Whatever his intentions, then, there’s no denying that Wickremesinghe’s proposals are ambitious. They aim at no less than the resolution of issues that divided the electorate and pitted much of it against Wickremesinghe’s party, the UNP, in 2019. Back then, the SLPP used fears of the country being divided and sold to foreign interests to defeat that party. Now that the tide has turned and the man derided as a traitor has sided with the outfit that derided him as such then, the ruling party has reversed course. From a practical perspective, it thus makes sense to support these measures, because they have been left unaddressed far too long and because nearly every party, including the Opposition, is united on them.
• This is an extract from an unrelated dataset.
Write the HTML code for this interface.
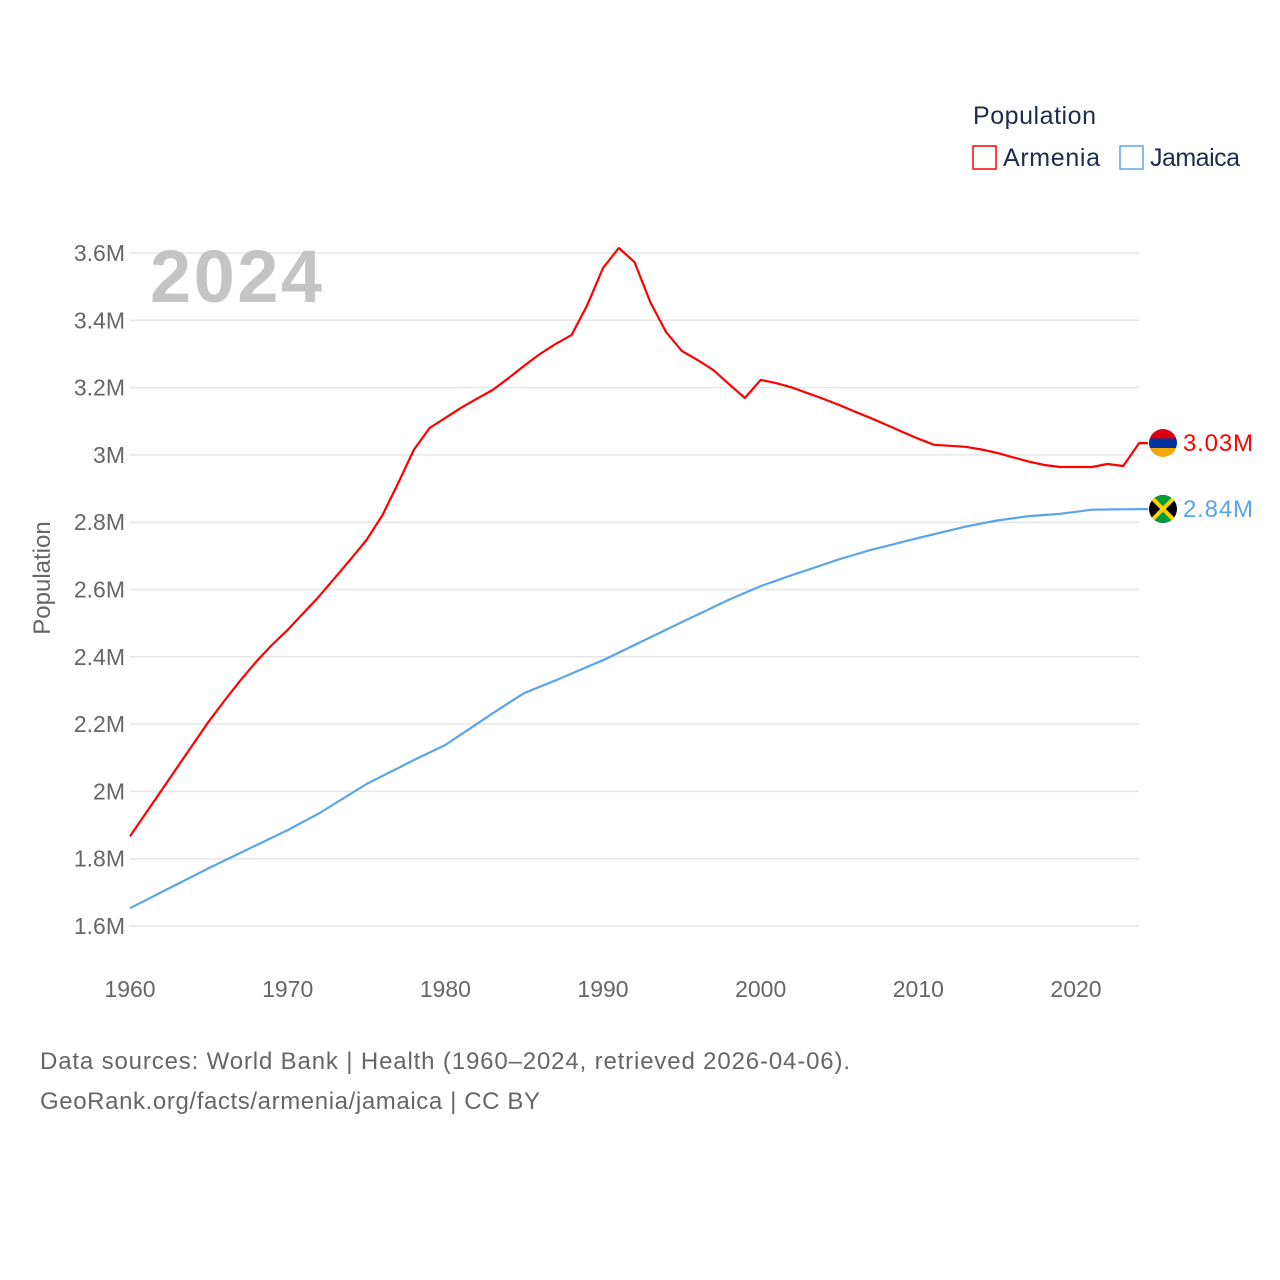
<!DOCTYPE html>
<html><head><meta charset="utf-8"><style>
html,body{margin:0;padding:0;background:#fff;}
svg{display:block;font-family:"Liberation Sans",sans-serif;}
</style></head><body>
<svg id="chart" width="1280" height="1280" viewBox="0 0 1280 1280">
<g id="grid"></g>
<g id="yticks"></g>
<g id="xticks"></g>
<text x="150" y="302" font-size="74" font-weight="bold" fill="#c4c4c4" textLength="172">2024</text>
<text transform="translate(50,578) rotate(-90)" text-anchor="middle" font-size="24" fill="#666">Population</text>
<g id="series"></g>
<g>
<text x="973" y="124" font-size="25" fill="#1d2b4f" textLength="123">Population</text>
<g><rect x="973" y="146" width="23" height="23" fill="none" stroke="#ff0000" stroke-width="1.5"/><text x="1003" y="166" font-size="25" fill="#1d2b4f" textLength="97">Armenia</text></g>
<g><rect x="1120" y="146" width="23" height="23" fill="none" stroke="#5aa5ea" stroke-width="1.5"/><text x="1150" y="166" font-size="25" fill="#1d2b4f" textLength="90">Jamaica</text></g>
</g>
<g>
<clipPath id="ca"><circle cx="1163" cy="443" r="14"/></clipPath>
<g clip-path="url(#ca)"><rect x="1149" y="429" width="28" height="10" fill="#d90012"/><rect x="1149" y="438.5" width="28" height="10" fill="#0033a0"/><rect x="1149" y="448" width="28" height="10" fill="#f2a800"/></g>
</g>
<g>
<clipPath id="cj"><circle cx="1163" cy="509" r="14"/></clipPath>
<g clip-path="url(#cj)"><rect x="1149" y="495" width="28" height="28" fill="#000"/><polygon points="1149,495 1177,495 1163,509" fill="#009b3a"/><polygon points="1149,523 1177,523 1163,509" fill="#009b3a"/><line x1="1149" y1="495" x2="1177" y2="523" stroke="#fed100" stroke-width="4"/><line x1="1177" y1="495" x2="1149" y2="523" stroke="#fed100" stroke-width="4"/></g>
</g>
<text x="1183" y="451" font-size="24" fill="#ff0000" textLength="70">3.03M</text>
<text x="1183" y="517" font-size="24" fill="#5aa5ea" textLength="70">2.84M</text>
<text x="40" y="1069" font-size="24" fill="#666" textLength="810">Data sources: World Bank | Health (1960–2024, retrieved 2026-04-06).</text>
<text x="40" y="1109" font-size="24" fill="#666" textLength="500">GeoRank.org/facts/armenia/jamaica | CC BY</text>
</svg>
<script>
const years = [];
for (let y = 1960; y <= 2024; y++) years.push(y);
const armenia = [1.867,1.935,2.003,2.072,2.140,2.208,2.27,2.33,2.385,2.435,2.48,2.53,2.58,2.635,2.69,2.747,2.82,2.915,3.015,3.08,3.11,3.14,3.167,3.193,3.228,3.265,3.3,3.33,3.356,3.445,3.555,3.615,3.573,3.454,3.365,3.309,3.282,3.252,3.21,3.169,3.223,3.213,3.2,3.183,3.166,3.148,3.128,3.109,3.089,3.068,3.048,3.03,3.027,3.024,3.016,3.006,2.993,2.98,2.97,2.964,2.964,2.964,2.973,2.967,3.035];
const jamaicaKeyYears = [1960,1965,1970,1972,1975,1978,1980,1983,1985,1987,1990,1995,1998,2000,2002,2005,2007,2010,2013,2015,2017,2019,2021,2024];
const jamaicaKeyVals = [1.653,1.772,1.885,1.935,2.022,2.093,2.138,2.232,2.292,2.33,2.39,2.503,2.57,2.61,2.643,2.69,2.718,2.753,2.787,2.805,2.818,2.825,2.837,2.839];
const yTicks = [1.6,1.8,2.0,2.2,2.4,2.6,2.8,3.0,3.2,3.4,3.6];
const yTickLabels = ["1.6M","1.8M","2M","2.2M","2.4M","2.6M","2.8M","3M","3.2M","3.4M","3.6M"];
const xTicks = [1960,1970,1980,1990,2000,2010,2020];

const NS = "http://www.w3.org/2000/svg";
const xs = y => 130 + (y - 1960) * (946 / 60);
const ys = v => 926 - (v - 1.6) * (673 / 2.0);
function mk(tag, attrs, parent) { const e = document.createElementNS(NS, tag); for (const k in attrs) e.setAttribute(k, attrs[k]); parent.appendChild(e); return e; }

const grid = document.getElementById('grid'), yt = document.getElementById('yticks'), xt = document.getElementById('xticks');
yTicks.forEach((v, i) => {
  const l = mk('line', {x1: 130, x2: 1139, y1: ys(v), y2: ys(v), stroke: '#e6e6e6', 'stroke-width': 1.5}, grid);
  
  
  const t = mk('text', {x: 125, y: ys(v) + 8, 'text-anchor': 'end', 'font-size': 23, fill: '#666'}, yt);
  t.textContent = yTickLabels[i];
  
  
});
xTicks.forEach(y => {
  const t = mk('text', {x: xs(y), y: 997, 'text-anchor': 'middle', 'font-size': 23, fill: '#666'}, xt);
  t.textContent = y;
  
  
});

const jamaica = years.map(y => {
  for (let i = 0; i < jamaicaKeyYears.length - 1; i++) {
    const a = jamaicaKeyYears[i], b = jamaicaKeyYears[i + 1];
    if (y >= a && y <= b) return jamaicaKeyVals[i] + (jamaicaKeyVals[i + 1] - jamaicaKeyVals[i]) * (y - a) / (b - a);
  }
  return jamaicaKeyVals[jamaicaKeyVals.length - 1];
});

const series = document.getElementById('series');
function draw(vals, color, name) {
  let d = vals.map((v, i) => (i ? 'L' : 'M') + xs(years[i]).toFixed(1) + ',' + ys(v).toFixed(1)).join(' ');
  d += ' L1148,' + ys(vals[vals.length - 1]).toFixed(1);
  const p = mk('path', {d: d, fill: 'none', stroke: color, 'stroke-width': 2.2, 'stroke-linejoin': 'round'}, series);
  
  
}
draw(jamaica, '#5aa5ea', 'jamaica-line');
draw(armenia, '#ff0000', 'armenia-line');
</script>
</body></html>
As far as the president works on them and ensures their implementation by early February, the opposition should support them – even if their support is conditional.

The latter point, however, is crucial. Why? Because neither the SLPP nor the UNP has come out with a proper programme to address the second, more urgent, National Question: the question of food security, economic well-being, and social equity.
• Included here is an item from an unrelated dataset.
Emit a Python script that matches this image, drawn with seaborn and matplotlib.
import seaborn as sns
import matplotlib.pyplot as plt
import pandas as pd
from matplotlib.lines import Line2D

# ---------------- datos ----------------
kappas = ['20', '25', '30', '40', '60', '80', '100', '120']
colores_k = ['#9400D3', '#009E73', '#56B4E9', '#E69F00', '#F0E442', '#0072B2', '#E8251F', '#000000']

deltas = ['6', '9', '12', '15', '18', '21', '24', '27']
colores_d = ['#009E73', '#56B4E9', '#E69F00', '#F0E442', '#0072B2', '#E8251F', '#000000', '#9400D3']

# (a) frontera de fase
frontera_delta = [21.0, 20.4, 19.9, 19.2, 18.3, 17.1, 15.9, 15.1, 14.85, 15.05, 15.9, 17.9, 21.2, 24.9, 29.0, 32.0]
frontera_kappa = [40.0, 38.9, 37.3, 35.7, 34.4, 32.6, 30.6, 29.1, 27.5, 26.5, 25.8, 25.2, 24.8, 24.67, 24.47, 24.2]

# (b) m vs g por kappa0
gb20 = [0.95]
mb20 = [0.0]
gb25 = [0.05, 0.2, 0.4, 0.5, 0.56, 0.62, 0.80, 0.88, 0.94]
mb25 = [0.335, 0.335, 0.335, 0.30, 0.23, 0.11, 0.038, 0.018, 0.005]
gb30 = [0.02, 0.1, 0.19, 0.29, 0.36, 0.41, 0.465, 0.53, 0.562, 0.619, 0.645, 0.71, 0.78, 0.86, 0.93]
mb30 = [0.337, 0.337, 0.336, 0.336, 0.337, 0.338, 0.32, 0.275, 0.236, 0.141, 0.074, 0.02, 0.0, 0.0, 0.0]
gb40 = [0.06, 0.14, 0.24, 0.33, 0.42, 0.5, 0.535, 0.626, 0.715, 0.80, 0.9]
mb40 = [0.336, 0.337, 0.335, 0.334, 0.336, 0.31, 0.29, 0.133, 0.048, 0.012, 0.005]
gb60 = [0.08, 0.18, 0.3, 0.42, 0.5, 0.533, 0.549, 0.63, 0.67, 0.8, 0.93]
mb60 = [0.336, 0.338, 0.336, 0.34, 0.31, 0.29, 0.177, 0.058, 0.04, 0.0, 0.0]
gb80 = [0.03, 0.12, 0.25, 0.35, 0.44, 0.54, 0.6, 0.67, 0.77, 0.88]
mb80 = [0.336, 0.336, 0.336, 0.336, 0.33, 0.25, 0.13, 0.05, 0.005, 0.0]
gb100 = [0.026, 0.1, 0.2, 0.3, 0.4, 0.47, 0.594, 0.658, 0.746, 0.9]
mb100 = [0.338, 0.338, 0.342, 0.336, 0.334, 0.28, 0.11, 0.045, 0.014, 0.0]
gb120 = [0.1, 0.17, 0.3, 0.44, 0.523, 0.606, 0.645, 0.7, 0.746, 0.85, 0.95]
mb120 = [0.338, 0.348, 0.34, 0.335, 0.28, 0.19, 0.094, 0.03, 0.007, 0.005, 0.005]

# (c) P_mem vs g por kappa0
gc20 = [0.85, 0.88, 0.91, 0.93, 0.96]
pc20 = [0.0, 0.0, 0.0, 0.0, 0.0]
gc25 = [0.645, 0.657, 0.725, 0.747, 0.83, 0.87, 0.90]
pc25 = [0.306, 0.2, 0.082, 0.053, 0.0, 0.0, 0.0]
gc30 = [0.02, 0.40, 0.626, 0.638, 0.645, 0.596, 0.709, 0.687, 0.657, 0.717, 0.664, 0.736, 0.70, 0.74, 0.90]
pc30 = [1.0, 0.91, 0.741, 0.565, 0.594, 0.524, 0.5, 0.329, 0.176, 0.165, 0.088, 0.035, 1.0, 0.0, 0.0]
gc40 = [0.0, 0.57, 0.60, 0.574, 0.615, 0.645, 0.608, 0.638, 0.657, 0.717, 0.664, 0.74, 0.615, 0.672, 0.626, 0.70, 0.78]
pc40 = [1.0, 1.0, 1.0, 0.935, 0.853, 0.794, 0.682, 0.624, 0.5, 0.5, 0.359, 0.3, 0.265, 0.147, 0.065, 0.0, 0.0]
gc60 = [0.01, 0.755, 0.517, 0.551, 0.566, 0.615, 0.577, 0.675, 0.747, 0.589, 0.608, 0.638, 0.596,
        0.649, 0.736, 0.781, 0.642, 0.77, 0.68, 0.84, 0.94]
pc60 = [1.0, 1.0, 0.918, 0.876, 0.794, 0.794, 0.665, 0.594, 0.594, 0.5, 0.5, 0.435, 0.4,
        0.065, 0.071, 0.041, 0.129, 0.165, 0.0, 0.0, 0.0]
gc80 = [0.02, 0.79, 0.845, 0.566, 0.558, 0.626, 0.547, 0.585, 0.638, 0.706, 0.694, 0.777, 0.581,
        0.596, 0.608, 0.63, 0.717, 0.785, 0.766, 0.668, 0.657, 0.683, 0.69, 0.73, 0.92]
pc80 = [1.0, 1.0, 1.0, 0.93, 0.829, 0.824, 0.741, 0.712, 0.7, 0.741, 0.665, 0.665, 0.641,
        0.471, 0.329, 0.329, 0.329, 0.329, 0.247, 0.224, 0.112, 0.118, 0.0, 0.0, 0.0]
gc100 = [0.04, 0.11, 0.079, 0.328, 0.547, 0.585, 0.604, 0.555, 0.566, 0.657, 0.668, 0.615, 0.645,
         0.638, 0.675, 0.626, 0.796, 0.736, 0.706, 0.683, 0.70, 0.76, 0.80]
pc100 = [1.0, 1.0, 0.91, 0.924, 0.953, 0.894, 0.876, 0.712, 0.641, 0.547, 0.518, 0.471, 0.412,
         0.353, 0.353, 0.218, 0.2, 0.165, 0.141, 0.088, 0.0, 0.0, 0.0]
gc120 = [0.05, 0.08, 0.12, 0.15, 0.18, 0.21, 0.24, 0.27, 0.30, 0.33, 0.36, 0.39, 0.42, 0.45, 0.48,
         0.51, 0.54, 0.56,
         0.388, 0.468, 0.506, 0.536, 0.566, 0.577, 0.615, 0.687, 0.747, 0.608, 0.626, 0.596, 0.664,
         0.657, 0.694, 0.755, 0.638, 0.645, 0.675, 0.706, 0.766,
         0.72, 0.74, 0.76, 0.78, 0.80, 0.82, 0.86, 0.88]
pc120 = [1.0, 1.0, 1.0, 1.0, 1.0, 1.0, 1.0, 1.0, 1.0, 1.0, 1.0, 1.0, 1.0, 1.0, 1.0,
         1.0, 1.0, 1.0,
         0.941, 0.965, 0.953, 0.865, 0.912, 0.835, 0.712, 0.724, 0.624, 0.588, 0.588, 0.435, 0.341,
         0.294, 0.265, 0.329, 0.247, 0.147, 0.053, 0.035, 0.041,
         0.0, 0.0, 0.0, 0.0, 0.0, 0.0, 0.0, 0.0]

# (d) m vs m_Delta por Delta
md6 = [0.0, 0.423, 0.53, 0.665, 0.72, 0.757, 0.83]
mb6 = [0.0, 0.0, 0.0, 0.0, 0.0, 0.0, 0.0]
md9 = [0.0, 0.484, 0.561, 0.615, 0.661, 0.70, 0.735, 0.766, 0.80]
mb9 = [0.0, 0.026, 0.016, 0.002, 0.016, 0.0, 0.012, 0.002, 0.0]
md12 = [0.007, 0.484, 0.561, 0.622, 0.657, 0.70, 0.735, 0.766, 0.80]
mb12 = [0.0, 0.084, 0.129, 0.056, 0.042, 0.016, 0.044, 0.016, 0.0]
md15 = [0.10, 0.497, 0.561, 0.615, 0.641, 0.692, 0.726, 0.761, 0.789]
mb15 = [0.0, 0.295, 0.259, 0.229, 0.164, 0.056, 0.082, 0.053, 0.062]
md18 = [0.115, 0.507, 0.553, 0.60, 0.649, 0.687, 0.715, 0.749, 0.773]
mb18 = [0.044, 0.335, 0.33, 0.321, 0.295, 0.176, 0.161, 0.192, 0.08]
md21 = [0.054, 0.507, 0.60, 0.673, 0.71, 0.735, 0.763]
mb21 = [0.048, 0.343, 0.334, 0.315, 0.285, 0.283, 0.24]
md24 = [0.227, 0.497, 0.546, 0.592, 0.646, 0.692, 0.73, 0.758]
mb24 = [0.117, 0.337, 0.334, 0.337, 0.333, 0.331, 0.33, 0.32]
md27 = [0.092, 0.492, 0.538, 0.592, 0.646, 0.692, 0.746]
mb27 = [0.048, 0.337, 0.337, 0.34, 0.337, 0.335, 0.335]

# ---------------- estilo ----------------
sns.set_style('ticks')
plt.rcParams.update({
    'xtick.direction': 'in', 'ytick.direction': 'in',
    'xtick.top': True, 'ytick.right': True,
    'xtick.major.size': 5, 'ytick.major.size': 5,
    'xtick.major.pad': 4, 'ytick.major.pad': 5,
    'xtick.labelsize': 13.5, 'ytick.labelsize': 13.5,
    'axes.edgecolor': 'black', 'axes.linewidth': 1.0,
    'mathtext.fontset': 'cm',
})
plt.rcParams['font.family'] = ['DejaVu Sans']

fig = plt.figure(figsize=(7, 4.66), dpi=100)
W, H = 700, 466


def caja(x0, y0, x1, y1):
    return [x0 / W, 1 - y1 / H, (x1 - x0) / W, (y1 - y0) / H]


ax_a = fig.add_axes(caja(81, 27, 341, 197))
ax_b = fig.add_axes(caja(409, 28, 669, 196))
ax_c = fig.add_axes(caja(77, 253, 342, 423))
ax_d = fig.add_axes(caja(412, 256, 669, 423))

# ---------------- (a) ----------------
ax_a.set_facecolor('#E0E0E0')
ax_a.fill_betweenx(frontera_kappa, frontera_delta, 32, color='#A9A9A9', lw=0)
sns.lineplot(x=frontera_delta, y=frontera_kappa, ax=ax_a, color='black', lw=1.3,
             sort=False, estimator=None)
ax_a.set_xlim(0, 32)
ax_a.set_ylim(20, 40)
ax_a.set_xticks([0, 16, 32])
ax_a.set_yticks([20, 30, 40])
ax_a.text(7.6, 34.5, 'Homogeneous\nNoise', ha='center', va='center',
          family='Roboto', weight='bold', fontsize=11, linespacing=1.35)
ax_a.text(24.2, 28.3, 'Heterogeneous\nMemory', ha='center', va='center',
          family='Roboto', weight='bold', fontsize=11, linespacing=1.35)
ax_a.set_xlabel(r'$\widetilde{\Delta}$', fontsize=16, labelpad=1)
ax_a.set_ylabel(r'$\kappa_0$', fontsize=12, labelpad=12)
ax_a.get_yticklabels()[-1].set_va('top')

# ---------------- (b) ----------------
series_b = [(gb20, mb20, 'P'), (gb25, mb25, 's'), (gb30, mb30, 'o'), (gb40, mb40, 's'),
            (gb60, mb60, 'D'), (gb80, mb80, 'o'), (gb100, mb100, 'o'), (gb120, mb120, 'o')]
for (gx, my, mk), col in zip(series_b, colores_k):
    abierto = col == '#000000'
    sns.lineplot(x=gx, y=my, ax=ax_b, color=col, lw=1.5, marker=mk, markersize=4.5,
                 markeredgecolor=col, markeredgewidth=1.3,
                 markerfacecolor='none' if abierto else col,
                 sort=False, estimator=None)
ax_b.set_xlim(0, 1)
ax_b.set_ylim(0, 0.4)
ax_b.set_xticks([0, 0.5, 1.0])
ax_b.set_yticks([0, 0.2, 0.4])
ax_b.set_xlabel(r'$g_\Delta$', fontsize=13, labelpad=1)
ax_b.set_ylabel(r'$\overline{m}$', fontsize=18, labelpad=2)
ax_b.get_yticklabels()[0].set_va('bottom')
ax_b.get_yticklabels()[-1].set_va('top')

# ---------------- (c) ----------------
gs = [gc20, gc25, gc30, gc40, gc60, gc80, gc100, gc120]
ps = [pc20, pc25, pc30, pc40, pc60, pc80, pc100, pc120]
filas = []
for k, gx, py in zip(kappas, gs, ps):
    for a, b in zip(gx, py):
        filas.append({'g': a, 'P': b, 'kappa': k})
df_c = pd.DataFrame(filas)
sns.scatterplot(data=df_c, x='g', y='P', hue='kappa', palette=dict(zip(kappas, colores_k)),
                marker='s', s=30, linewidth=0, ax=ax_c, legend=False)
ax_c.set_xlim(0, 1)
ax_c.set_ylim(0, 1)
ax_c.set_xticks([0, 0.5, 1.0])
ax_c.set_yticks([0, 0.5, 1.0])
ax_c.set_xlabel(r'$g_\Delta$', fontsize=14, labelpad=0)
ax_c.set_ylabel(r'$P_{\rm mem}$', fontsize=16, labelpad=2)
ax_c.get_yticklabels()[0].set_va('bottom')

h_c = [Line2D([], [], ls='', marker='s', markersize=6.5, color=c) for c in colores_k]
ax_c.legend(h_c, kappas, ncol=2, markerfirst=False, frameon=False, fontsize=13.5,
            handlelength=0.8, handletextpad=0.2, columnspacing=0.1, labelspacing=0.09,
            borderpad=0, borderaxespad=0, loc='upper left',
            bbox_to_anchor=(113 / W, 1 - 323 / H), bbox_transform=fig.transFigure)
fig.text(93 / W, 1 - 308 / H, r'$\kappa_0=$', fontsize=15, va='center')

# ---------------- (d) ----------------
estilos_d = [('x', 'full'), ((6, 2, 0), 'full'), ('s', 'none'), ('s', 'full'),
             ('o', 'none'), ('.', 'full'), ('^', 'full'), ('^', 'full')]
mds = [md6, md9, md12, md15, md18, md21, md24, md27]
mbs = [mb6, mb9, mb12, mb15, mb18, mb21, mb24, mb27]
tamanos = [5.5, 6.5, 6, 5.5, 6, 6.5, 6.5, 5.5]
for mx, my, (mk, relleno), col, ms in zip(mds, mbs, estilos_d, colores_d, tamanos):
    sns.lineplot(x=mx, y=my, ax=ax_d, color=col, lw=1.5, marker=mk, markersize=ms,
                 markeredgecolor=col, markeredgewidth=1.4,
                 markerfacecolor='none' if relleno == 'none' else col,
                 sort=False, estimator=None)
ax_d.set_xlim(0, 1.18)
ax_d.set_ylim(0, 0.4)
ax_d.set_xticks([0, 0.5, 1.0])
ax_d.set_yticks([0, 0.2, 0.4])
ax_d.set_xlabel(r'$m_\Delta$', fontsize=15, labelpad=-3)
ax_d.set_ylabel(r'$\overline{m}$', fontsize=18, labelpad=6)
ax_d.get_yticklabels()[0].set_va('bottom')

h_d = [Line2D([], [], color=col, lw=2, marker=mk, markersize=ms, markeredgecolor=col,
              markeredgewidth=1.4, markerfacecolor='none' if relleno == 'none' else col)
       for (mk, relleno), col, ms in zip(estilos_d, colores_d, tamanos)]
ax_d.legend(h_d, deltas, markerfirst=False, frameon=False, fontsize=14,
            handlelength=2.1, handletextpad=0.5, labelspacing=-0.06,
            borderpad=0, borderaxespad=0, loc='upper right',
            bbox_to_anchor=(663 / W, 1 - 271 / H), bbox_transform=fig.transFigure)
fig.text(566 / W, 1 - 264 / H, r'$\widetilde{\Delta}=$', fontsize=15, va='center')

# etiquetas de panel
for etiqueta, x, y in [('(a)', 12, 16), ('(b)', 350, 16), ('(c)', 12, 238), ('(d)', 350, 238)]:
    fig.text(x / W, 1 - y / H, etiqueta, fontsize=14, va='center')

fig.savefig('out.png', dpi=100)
These issues concern the country in general, but the WFP report clearly indicates that it is affecting some parts more than others. Yet, as far as economic issues go, the government seems hell-bent on imposing austerity on the people and doing little from their end to ease the suffering of the many. Against such a backdrop, whatever support the Opposition gives to the President, for his reforms on minority rights and power sharing, has to be contingent on his taking more proactive, radical measures to resolve the country’s economic problems. The President should know that this is in his interests as well: pacifying one region without doing enough for the others, after all, can only deepen his lack of legitimacy, and contribute to even more chaos, disorder, dissent, and rebellion, in the long term.